**What the task requires:** Your task is to reproduce the material exactly.

---+---

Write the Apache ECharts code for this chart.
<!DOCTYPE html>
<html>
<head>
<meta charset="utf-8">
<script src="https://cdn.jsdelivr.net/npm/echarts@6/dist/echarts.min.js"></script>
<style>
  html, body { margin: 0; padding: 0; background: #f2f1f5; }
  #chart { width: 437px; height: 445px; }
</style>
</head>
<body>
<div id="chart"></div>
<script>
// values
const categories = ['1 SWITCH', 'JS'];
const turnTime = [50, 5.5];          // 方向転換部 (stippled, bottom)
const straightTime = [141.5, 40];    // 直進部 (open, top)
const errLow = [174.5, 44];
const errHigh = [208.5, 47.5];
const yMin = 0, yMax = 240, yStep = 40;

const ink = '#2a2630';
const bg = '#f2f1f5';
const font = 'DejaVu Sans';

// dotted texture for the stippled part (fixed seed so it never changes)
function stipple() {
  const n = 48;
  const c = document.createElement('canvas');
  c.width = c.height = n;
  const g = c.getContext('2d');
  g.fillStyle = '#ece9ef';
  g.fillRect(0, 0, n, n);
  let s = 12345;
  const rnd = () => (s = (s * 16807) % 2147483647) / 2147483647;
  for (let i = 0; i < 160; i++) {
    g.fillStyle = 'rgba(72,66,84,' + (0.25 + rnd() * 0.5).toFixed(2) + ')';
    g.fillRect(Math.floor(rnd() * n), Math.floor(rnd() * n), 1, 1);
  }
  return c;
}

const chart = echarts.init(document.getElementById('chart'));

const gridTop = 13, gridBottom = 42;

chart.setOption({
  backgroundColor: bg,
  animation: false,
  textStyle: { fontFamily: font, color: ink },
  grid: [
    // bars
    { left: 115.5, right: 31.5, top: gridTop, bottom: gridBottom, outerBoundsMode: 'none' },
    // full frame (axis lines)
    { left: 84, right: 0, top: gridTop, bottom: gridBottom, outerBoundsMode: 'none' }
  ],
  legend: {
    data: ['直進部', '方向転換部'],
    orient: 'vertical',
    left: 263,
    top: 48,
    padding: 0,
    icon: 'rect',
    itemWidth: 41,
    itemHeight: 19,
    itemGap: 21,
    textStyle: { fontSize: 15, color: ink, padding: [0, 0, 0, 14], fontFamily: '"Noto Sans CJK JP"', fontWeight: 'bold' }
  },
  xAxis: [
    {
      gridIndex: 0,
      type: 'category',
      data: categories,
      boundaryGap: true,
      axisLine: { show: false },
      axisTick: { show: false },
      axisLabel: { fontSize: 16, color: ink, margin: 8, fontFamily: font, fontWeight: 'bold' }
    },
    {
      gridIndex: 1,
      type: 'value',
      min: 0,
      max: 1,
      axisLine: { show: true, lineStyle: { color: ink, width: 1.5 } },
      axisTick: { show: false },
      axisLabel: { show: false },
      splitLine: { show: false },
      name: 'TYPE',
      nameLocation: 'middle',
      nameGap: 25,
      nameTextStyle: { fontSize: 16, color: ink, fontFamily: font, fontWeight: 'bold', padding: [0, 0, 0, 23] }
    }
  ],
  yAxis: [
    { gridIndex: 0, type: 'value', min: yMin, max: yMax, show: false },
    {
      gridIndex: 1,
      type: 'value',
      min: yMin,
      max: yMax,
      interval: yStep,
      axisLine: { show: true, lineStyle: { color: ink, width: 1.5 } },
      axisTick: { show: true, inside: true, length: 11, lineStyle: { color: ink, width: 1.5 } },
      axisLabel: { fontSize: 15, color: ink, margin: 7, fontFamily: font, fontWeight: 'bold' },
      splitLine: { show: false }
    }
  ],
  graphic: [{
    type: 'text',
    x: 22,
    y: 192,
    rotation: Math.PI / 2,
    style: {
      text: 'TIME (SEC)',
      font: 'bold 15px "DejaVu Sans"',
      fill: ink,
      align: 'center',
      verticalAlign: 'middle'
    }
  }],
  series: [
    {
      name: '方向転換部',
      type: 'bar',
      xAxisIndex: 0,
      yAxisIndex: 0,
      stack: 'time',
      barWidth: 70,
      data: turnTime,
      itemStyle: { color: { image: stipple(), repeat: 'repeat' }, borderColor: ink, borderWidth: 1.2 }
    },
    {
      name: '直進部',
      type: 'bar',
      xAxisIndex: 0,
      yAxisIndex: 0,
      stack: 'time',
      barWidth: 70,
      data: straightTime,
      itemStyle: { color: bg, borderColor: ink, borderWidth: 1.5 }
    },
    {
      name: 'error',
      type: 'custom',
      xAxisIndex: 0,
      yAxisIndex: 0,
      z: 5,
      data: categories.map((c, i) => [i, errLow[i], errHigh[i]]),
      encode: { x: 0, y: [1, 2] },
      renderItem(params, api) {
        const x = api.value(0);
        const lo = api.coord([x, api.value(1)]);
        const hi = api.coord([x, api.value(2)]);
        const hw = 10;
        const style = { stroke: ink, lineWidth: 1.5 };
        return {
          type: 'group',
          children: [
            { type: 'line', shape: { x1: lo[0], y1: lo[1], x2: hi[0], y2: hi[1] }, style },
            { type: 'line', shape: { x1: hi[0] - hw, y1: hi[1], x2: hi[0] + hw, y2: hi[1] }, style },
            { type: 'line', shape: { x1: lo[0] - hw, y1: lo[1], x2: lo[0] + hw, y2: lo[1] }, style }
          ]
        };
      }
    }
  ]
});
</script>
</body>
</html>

---+---

**Answer to this task:**
Write the Apache ECharts code for this chart.
<!DOCTYPE html>
<html>
<head>
<meta charset="utf-8">
<script src="https://cdn.jsdelivr.net/npm/echarts@6/dist/echarts.min.js"></script>
<style>
  html, body { margin: 0; padding: 0; background: #f2f1f5; }
  #chart { width: 437px; height: 445px; }
</style>
</head>
<body>
<div id="chart"></div>
<script>
// values
const categories = ['1 SWITCH', 'JS'];
const turnTime = [50, 5.5];          // 方向転換部 (stippled, bottom)
const straightTime = [141.5, 40];    // 直進部 (open, top)
const errLow = [174.5, 44];
const errHigh = [208.5, 47.5];
const yMin = 0, yMax = 240, yStep = 40;

const ink = '#2a2630';
const bg = '#f2f1f5';
const font = 'DejaVu Sans';

// dotted texture for the stippled part (fixed seed so it never changes)
function stipple() {
  const n = 48;
  const c = document.createElement('canvas');
  c.width = c.height = n;
  const g = c.getContext('2d');
  g.fillStyle = '#ece9ef';
  g.fillRect(0, 0, n, n);
  let s = 12345;
  const rnd = () => (s = (s * 16807) % 2147483647) / 2147483647;
  for (let i = 0; i < 160; i++) {
    g.fillStyle = 'rgba(72,66,84,' + (0.25 + rnd() * 0.5).toFixed(2) + ')';
    g.fillRect(Math.floor(rnd() * n), Math.floor(rnd() * n), 1, 1);
  }
  return c;
}

const chart = echarts.init(document.getElementById('chart'));

const gridTop = 13, gridBottom = 42;

chart.setOption({
  backgroundColor: bg,
  animation: false,
  textStyle: { fontFamily: font, color: ink },
  grid: [
    // bars
    { left: 115.5, right: 31.5, top: gridTop, bottom: gridBottom, outerBoundsMode: 'none' },
    // full frame (axis lines)
    { left: 84, right: 0, top: gridTop, bottom: gridBottom, outerBoundsMode: 'none' }
  ],
  legend: {
    data: ['直進部', '方向転換部'],
    orient: 'vertical',
    left: 263,
    top: 48,
    padding: 0,
    icon: 'rect',
    itemWidth: 41,
    itemHeight: 19,
    itemGap: 21,
    textStyle: { fontSize: 15, color: ink, padding: [0, 0, 0, 14], fontFamily: '"Noto Sans CJK JP"', fontWeight: 'bold' }
  },
  xAxis: [
    {
      gridIndex: 0,
      type: 'category',
      data: categories,
      boundaryGap: true,
      axisLine: { show: false },
      axisTick: { show: false },
      axisLabel: { fontSize: 16, color: ink, margin: 8, fontFamily: font, fontWeight: 'bold' }
    },
    {
      gridIndex: 1,
      type: 'value',
      min: 0,
      max: 1,
      axisLine: { show: true, lineStyle: { color: ink, width: 1.5 } },
      axisTick: { show: false },
      axisLabel: { show: false },
      splitLine: { show: false },
      name: 'TYPE',
      nameLocation: 'middle',
      nameGap: 25,
      nameTextStyle: { fontSize: 16, color: ink, fontFamily: font, fontWeight: 'bold', padding: [0, 0, 0, 23] }
    }
  ],
  yAxis: [
    { gridIndex: 0, type: 'value', min: yMin, max: yMax, show: false },
    {
      gridIndex: 1,
      type: 'value',
      min: yMin,
      max: yMax,
      interval: yStep,
      axisLine: { show: true, lineStyle: { color: ink, width: 1.5 } },
      axisTick: { show: true, inside: true, length: 11, lineStyle: { color: ink, width: 1.5 } },
      axisLabel: { fontSize: 15, color: ink, margin: 7, fontFamily: font, fontWeight: 'bold' },
      splitLine: { show: false }
    }
  ],
  graphic: [{
    type: 'text',
    x: 22,
    y: 192,
    rotation: Math.PI / 2,
    style: {
      text: 'TIME (SEC)',
      font: 'bold 15px "DejaVu Sans"',
      fill: ink,
      align: 'center',
      verticalAlign: 'middle'
    }
  }],
  series: [
    {
      name: '方向転換部',
      type: 'bar',
      xAxisIndex: 0,
      yAxisIndex: 0,
      stack: 'time',
      barWidth: 70,
      data: turnTime,
      itemStyle: { color: { image: stipple(), repeat: 'repeat' }, borderColor: ink, borderWidth: 1.2 }
    },
    {
      name: '直進部',
      type: 'bar',
      xAxisIndex: 0,
      yAxisIndex: 0,
      stack: 'time',
      barWidth: 70,
      data: straightTime,
      itemStyle: { color: bg, borderColor: ink, borderWidth: 1.5 }
    },
    {
      name: 'error',
      type: 'custom',
      xAxisIndex: 0,
      yAxisIndex: 0,
      z: 5,
      data: categories.map((c, i) => [i, errLow[i], errHigh[i]]),
      encode: { x: 0, y: [1, 2] },
      renderItem(params, api) {
        const x = api.value(0);
        const lo = api.coord([x, api.value(1)]);
        const hi = api.coord([x, api.value(2)]);
        const hw = 10;
        const style = { stroke: ink, lineWidth: 1.5 };
        return {
          type: 'group',
          children: [
            { type: 'line', shape: { x1: lo[0], y1: lo[1], x2: hi[0], y2: hi[1] }, style },
            { type: 'line', shape: { x1: hi[0] - hw, y1: hi[1], x2: hi[0] + hw, y2: hi[1] }, style },
            { type: 'line', shape: { x1: lo[0] - hw, y1: lo[1], x2: lo[0] + hw, y2: lo[1] }, style }
          ]
        };
      }
    }
  ]
});
</script>
</body>
</html>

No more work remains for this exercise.